**AIM:** Extract the lines of the material below, beginning with the first and ending with the line that holds "Chart.register(...registerables);". Skip every picture.

**SOURCE EXCERPT:**
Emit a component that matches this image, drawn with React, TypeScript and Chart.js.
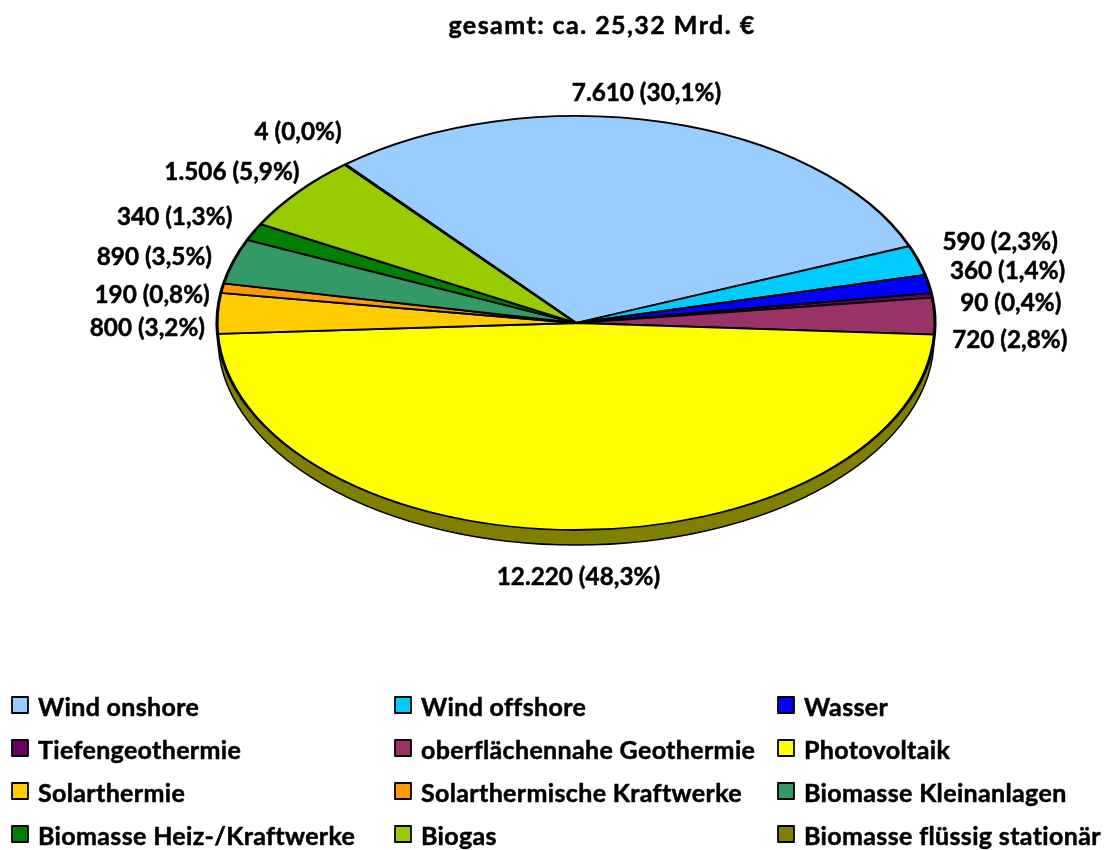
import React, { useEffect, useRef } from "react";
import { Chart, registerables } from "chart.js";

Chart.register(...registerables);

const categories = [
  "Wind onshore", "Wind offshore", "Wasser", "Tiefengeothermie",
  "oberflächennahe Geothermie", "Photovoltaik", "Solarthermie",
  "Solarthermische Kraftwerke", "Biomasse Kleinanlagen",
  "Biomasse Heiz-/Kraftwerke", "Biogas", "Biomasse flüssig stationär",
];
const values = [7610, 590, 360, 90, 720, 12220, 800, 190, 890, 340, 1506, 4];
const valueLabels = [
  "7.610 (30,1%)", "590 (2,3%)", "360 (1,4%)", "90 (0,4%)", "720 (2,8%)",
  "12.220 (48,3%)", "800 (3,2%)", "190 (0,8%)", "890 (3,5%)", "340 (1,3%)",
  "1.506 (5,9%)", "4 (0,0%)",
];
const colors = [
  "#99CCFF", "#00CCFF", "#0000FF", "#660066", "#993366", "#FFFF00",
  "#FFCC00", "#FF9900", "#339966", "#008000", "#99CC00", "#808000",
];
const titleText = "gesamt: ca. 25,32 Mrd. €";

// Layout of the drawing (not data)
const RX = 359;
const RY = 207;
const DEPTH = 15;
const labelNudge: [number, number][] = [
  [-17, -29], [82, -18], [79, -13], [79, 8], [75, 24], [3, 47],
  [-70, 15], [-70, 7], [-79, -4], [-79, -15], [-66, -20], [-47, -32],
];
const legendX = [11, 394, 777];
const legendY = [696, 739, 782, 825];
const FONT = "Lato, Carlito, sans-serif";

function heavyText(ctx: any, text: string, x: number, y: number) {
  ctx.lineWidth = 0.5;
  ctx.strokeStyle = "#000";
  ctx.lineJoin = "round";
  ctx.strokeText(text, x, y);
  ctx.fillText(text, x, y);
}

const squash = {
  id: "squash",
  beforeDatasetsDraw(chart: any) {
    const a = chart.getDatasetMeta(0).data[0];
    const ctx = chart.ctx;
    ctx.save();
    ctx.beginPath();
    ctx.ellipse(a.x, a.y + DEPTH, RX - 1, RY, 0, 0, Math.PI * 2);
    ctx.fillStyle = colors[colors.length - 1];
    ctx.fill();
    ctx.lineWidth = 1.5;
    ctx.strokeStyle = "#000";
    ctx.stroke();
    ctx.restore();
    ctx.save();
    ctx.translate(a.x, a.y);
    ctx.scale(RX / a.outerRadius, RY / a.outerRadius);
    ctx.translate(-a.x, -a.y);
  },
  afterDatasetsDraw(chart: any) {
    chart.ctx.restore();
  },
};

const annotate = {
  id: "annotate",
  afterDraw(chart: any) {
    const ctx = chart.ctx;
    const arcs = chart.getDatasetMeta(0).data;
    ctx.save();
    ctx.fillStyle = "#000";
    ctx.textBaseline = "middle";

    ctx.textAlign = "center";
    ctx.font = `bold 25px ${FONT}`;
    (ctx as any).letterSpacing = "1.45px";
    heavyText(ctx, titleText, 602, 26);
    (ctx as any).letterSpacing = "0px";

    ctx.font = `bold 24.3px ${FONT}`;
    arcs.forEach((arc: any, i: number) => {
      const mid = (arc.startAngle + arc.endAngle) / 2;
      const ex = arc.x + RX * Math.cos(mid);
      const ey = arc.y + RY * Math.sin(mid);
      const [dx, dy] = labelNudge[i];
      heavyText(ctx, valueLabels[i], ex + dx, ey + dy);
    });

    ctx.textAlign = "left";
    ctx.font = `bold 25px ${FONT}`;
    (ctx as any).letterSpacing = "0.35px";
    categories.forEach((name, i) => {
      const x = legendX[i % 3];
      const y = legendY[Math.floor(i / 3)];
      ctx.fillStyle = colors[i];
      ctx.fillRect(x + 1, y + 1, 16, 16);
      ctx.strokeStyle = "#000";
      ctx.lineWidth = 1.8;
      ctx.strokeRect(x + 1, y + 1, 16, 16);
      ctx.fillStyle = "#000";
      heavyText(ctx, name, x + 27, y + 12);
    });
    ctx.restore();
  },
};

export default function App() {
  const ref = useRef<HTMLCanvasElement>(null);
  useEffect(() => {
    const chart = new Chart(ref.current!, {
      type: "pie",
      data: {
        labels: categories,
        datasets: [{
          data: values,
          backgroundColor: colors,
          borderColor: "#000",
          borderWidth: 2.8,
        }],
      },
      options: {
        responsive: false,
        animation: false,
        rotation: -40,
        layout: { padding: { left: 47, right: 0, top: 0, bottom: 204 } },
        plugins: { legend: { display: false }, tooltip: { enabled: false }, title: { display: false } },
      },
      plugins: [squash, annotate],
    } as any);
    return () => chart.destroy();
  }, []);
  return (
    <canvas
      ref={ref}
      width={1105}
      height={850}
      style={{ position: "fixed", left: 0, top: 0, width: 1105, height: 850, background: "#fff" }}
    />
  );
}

**SOLVED EXERCISE:**
Emit a component that matches this image, drawn with React, TypeScript and Chart.js.
import React, { useEffect, useRef } from "react";
import { Chart, registerables } from "chart.js";

Chart.register(...registerables);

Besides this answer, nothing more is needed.